By - Source: Tom's Hardware | B 9 comments

Zelenograd (Russia) - Remember AMD’s promise to return to profitability in the third quarter of this year? You may be wondering how this will be possible considering the fact that the company has lost money over the past seven quarters, including $269 million in Q2 2008, and no big bucks advances against Intel are in sight. But we are certain that AMD in fact will report a huge profit for the third quarter that may not originate from hugely increased product sales, but will create the foundation for the much anticipated announcement of AMD’s "Asset Smart".

There has been much talk about AMD’s return into the black over the past seven quarters, which, in aggregate, brought AMD losses of $5.14 billion (including charges). AMD’s numbers became somewhat predictable, if we followed analyst CPU sales forecasts and the company’s claims that it would need at least $2.0 billion in revenue per quarter to return a profit. Cost reductions including layoffs recently took that number down into the $1.6 - $1.7 billion range and AMD plans to cut the requirement to close to $1.5 billion in order to be able to break even.

And even that may be a bit optimistic at the time, as the company brought in only $1.3 billion in Q2, but $1.5 billion in Q1. But a breakeven is a generally believed requirement for the company to announce "Assert Smart", a move that is expected to split AMD into a manufacturing company and a fabless chip development firm. While production numbers of the quad-core Opteron are improving and the ATI has delivered a fantastic graphics chip, there is at least some doubt that regular sales would allow AMD to become profitable again in Q3, especially if we consider the aggressive pricing of Phenom processors and our own impression that the company’s latest Puma platform is showing up in far less Back-to-school notebooks than we would have expected.

And still, there is little doubt that AMD in fact will announce a profit for Q3.

Why? Simple: AMD has just sold its 200 mm wafer equipment to JSC Angstrem, a Russian semiconductor manufacturer. Earlier this year, JSC Angstrem bought 130 nm CMOS equipment from Fab 30 in Dresden for about $190 million. With this part of the deal, JSC has all of the components to start manufacturing computer chips.

There is some doubt about how much money changed hands during the deal and AMD Europe declined to release any numbers. But JSC Angstrem did. CEO Anatoly Soukhaparov told German newspaper SZ-Online that the company recently received a 815 million Euro loan, the "majority" of which is spent on the AMD manufacturing equipment as well as AMD CMOS technology that was developed in Dresden, Germany. We leave it up to you to guess what "majority" really means, but 815 million Euro translates into $1.2 billion at the current exchange rate. This would mean that AMD will get at least $600 million, $190 million of which have been accounted for in AMD’s Q2 result. That leaves potentially more than $400 million for Q3.

We generally would expect AMD’s revenue to seasonally improve from Q3 and the loss from continuing operations to decline, which leaves AMD with lots of room to return into the black for Q3.

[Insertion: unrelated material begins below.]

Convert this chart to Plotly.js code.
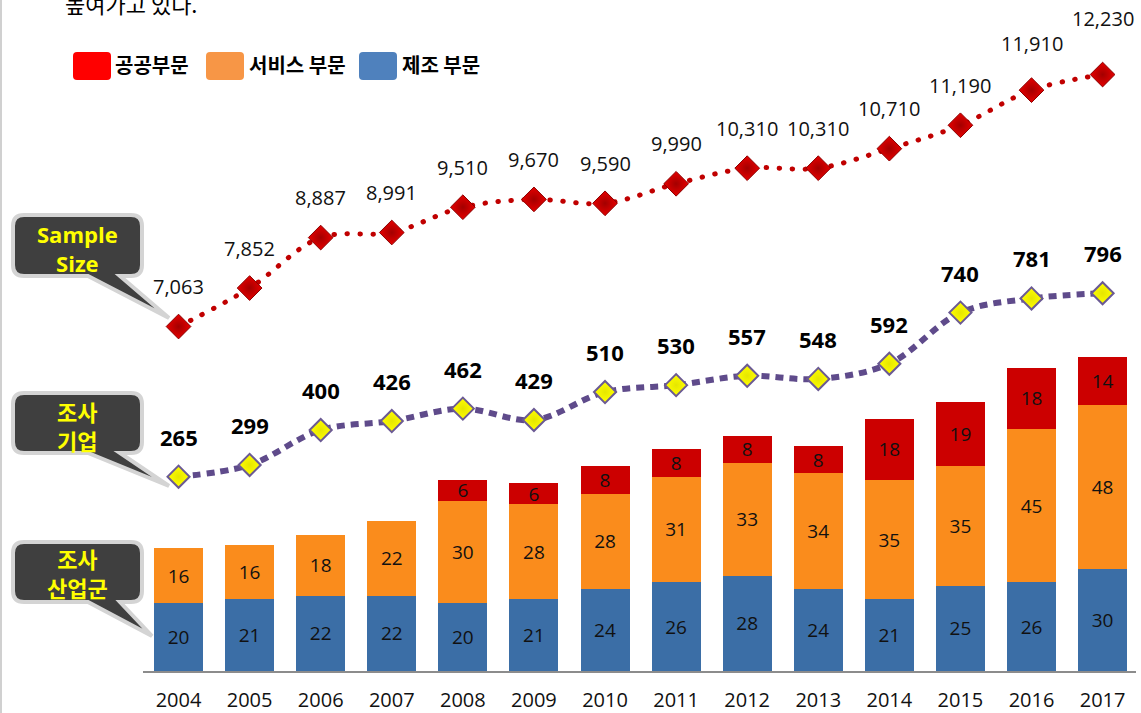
<!DOCTYPE html>
<html>
<head>
<meta charset="utf-8">
<script src="https://cdn.plot.ly/plotly-3.0.1.min.js"></script>
<style>
html,body{margin:0;padding:0;background:#fff;}
#chart{width:1141px;height:713px;}
</style>
</head>
<body>
<div id="chart"></div>
<script>
// ---------- data ----------
const years = ['2004','2005','2006','2007','2008','2009','2010','2011','2012','2013','2014','2015','2016','2017'];
const manufacturing = [20,21,22,22,20,21,24,26,28,24,21,25,26,30];
const services      = [16,16,18,22,30,28,28,31,33,34,35,35,45,48];
const publicSector  = [null,null,null,null,6,6,8,8,8,8,18,19,18,14];
const sampleSize    = [7063,7852,8887,8991,9510,9670,9590,9990,10310,10310,10710,11190,11910,12230];
const firms         = [265,299,400,426,462,429,510,530,557,548,592,740,781,796];
const legendNames   = ['공공부문','서비스 부문','제조 부문'];
const calloutTexts  = ['Sample<br>Size','조사<br>기업','조사<br>산업군'];
const headline      = '높여가고 있다.';

// ---------- layout helpers (pixel -> paper) ----------
const L = 143, R = 5, T = 0, B = 42, W = 1141, H = 713;
const PW = W - L - R, PH = H - T - B;
const px = x => (x - L) / PW;
const py = y => (PH + T - y) / PH;
const P = (x, y) => px(x) + ',' + py(y);

const numFont = 'Open Sans, Noto Sans CJK KR, sans-serif';
const krFont = 'Noto Sans CJK KR, sans-serif';

const barText = {color:'#111', size:19, family:numFont};
const traces = [
  {type:'bar', x:years, y:manufacturing, name:legendNames[2], marker:{color:'#3B6EA6'},
   texttemplate:'%{y}', textposition:'inside', insidetextanchor:'middle', constraintext:'none', textangle:0,
   textfont:barText, hoverinfo:'skip'},
  {type:'bar', x:years, y:services, name:legendNames[1], marker:{color:'#FA8C1C'},
   texttemplate:'%{y}', textposition:'inside', insidetextanchor:'middle', constraintext:'none', textangle:0,
   textfont:barText, hoverinfo:'skip'},
  {type:'bar', x:years, y:publicSector, name:legendNames[0], marker:{color:'#CC0000'},
   texttemplate:'%{y}', textposition:'inside', insidetextanchor:'middle', constraintext:'none', textangle:0,
   textfont:barText, hoverinfo:'skip'},
  {type:'scatter', mode:'lines+markers', x:years, y:sampleSize, yaxis:'y2', name:'Sample Size',
   line:{color:'#C00000', width:5, dash:'0.5px,12.5px', shape:'spline', smoothing:1},
   marker:{symbol:'diamond', size:19, color:'#E60000', gradient:{type:'radial', color:'#A30000'},
           line:{color:'#8B0000', width:1}}, hoverinfo:'skip'},
  {type:'scatter', mode:'lines+markers', x:years, y:firms, yaxis:'y3', name:'조사 기업',
   line:{color:'#5F4B8B', width:6, dash:'8px,6px', shape:'spline', smoothing:1},
   marker:{symbol:'diamond', size:17, color:'#FFFF00', gradient:{type:'radial', color:'#E6E600'},
           line:{color:'#6B5A94', width:2}}, hoverinfo:'skip'}
];

const annotations = [];
sampleSize.forEach((v, i) => {
  annotations.push({x:i, y:v, xref:'x', yref:'y2', yshift:(i>=12? (i==13?56:47):40),
    text:v.toLocaleString('en-US'), showarrow:false, font:{size:20, color:'#111', family:numFont}});
});
firms.forEach((v, i) => {
  annotations.push({x:i, y:v, xref:'x', yref:'y3', yshift:40,
    text:'<b>'+v+'</b>', showarrow:false, font:{size:22, color:'#000', family:numFont}});
});

// callouts
const callouts = [
  {top:215, bottom:276, tip:[169,318], text:calloutTexts[0], ty:249},
  {top:393, bottom:453, tip:[169,486], text:calloutTexts[1], ty:426},
  {top:542, bottom:602, tip:[152,636], text:calloutTexts[2], ty:573}
];
const shapes = [];
callouts.forEach(c => {
  const x0 = 13, x1 = 142, y0 = c.top, y1 = c.bottom, r = 11, bx0 = 88, bx1 = 120;
  const path = 'M' + P(x0+r,y0) + ' L' + P(x1-r,y0) + ' Q' + P(x1,y0) + ' ' + P(x1,y0+r) +
    ' L' + P(x1,y1-r) + ' Q' + P(x1,y1) + ' ' + P(x1-r,y1) + ' L' + P(bx1,y1) +
    ' L' + P(c.tip[0],c.tip[1]) + ' L' + P(bx0,y1) + ' L' + P(x0+r,y1) +
    ' Q' + P(x0,y1) + ' ' + P(x0,y1-r) + ' L' + P(x0,y0+r) + ' Q' + P(x0,y0) + ' ' + P(x0+r,y0) + ' Z';
  shapes.push({type:'path', xref:'paper', yref:'paper', path:path, fillcolor:'#3F3F3F',
    line:{color:'#D4D4D4', width:4}, layer:'above'});
  annotations.push({xref:'paper', yref:'paper', x:px(77), y:py(c.ty), xanchor:'center', yanchor:'middle',
    text:'<b>'+c.text+'</b>', showarrow:false, font:{size:22, color:'#FFFF00', family:numFont}});
});

// custom legend
const legendItems = [
  {x0:73, x1:111, color:'#FF0000', tx:113, name:legendNames[0]},
  {x0:206, x1:244, color:'#F79646', tx:247, name:legendNames[1]},
  {x0:359, x1:397, color:'#4F81BD', tx:400, name:legendNames[2]}
];
legendItems.forEach(it => {
  const y0 = 52, y1 = 80, r = 4;
  const path = 'M' + P(it.x0+r,y0) + ' L' + P(it.x1-r,y0) + ' Q' + P(it.x1,y0) + ' ' + P(it.x1,y0+r) +
    ' L' + P(it.x1,y1-r) + ' Q' + P(it.x1,y1) + ' ' + P(it.x1-r,y1) + ' L' + P(it.x0+r,y1) +
    ' Q' + P(it.x0,y1) + ' ' + P(it.x0,y1-r) + ' L' + P(it.x0,y0+r) + ' Q' + P(it.x0,y0) + ' ' + P(it.x0+r,y0) + ' Z';
  shapes.push({type:'path', xref:'paper', yref:'paper', path:path, fillcolor:it.color,
    line:{color:'rgba(0,0,0,0)', width:0}});
  annotations.push({xref:'paper', yref:'paper', x:px(it.tx), y:py(64), xanchor:'left', yanchor:'middle',
    text:'<b>'+it.name+'</b>', showarrow:false, font:{size:20, color:'#000', family:krFont}});
});

// headline (clipped at top)
annotations.push({xref:'paper', yref:'paper', x:px(63), y:py(3), xanchor:'left', yanchor:'middle',
  text:headline, showarrow:false, font:{size:22, color:'#000', family:krFont}});

// page border line at left
shapes.push({type:'line', xref:'paper', yref:'paper', x0:px(1), x1:px(1), y0:py(0), y1:py(713),
  line:{color:'#D0D0D0', width:2}});

const layout = {
  width:W, height:H,
  margin:{l:L, r:R, t:T, b:B, pad:0},
  paper_bgcolor:'#fff', plot_bgcolor:'rgba(0,0,0,0)',
  barmode:'stack', bargap:0.31,
  showlegend:false,
  xaxis:{type:'category', range:[-0.5,13.47], showgrid:false, zeroline:false,
    showline:true, linecolor:'#8C8C8C', linewidth:2, ticks:'', ticklabelstandoff:10,
    tickfont:{size:20, color:'#111', family:numFont}, fixedrange:true},
  yaxis:{range:[0, PH/3.41], visible:false, fixedrange:true},
  yaxis2:{range:[0, PH/0.04877], overlaying:'y', visible:false, fixedrange:true},
  yaxis3:{range:[-(PH-568.2)/0.3454, 568.2/0.3454], overlaying:'y', visible:false, fixedrange:true},
  shapes:shapes,
  annotations:annotations,
  hovermode:false
};

Plotly.newPlot('chart', traces, layout, {displayModeBar:false, staticPlot:true}).then(() => {
  document.querySelectorAll('.js-line').forEach(p => {
    const s = p.style.stroke || p.getAttribute('stroke') || '';
    if (s.indexOf('192, 0, 0') >= 0 || s.toLowerCase() === '#c00000') p.style.strokeLinecap = 'round';
  });
});
</script>
</body>
</html>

According to Soukhaparov, Angstrem plans to start manufacturing chips in late 2009. It seems that the idea is to create a Russian version of Silicon Valley. Zelenograd, by the way, translates to "Green city".

Angstrem is expected to produce Bluetooth, USB, Wi-Fi and similar controller chips, which is seen as way to collect experience and knowledge in modern chip manufacturing. However, the deal between AMD and JSC Angstrem is not done. Soukhaparov also stated that the company is negotiating with the U.S. and EU governments to win approvals to import 90 nm processing technology as well. The executive expects that the 90nm deal could close in couple of years and AMD will continue to supply JSC Angstrem with 90nm equipment from Fab 36, resulting in additional revenues for AMD.

It appears that AMD will be spending the windfall on its Fab30-to-38 conversion, which will turn AMD’s Fab30 into a 45 nm 300 mm Fab from the current 90nm 200mm facility.

Some may call this sale of manufacturing equipment to achieve profitability cheating and it is certainly not the type of profitability we would have expected when CEO Hector Ruiz promised that the company would return a profit in Q3. But if it is necessary for the company to stand up again and follow through with its "Asset Smart" plan, that that is fine with us.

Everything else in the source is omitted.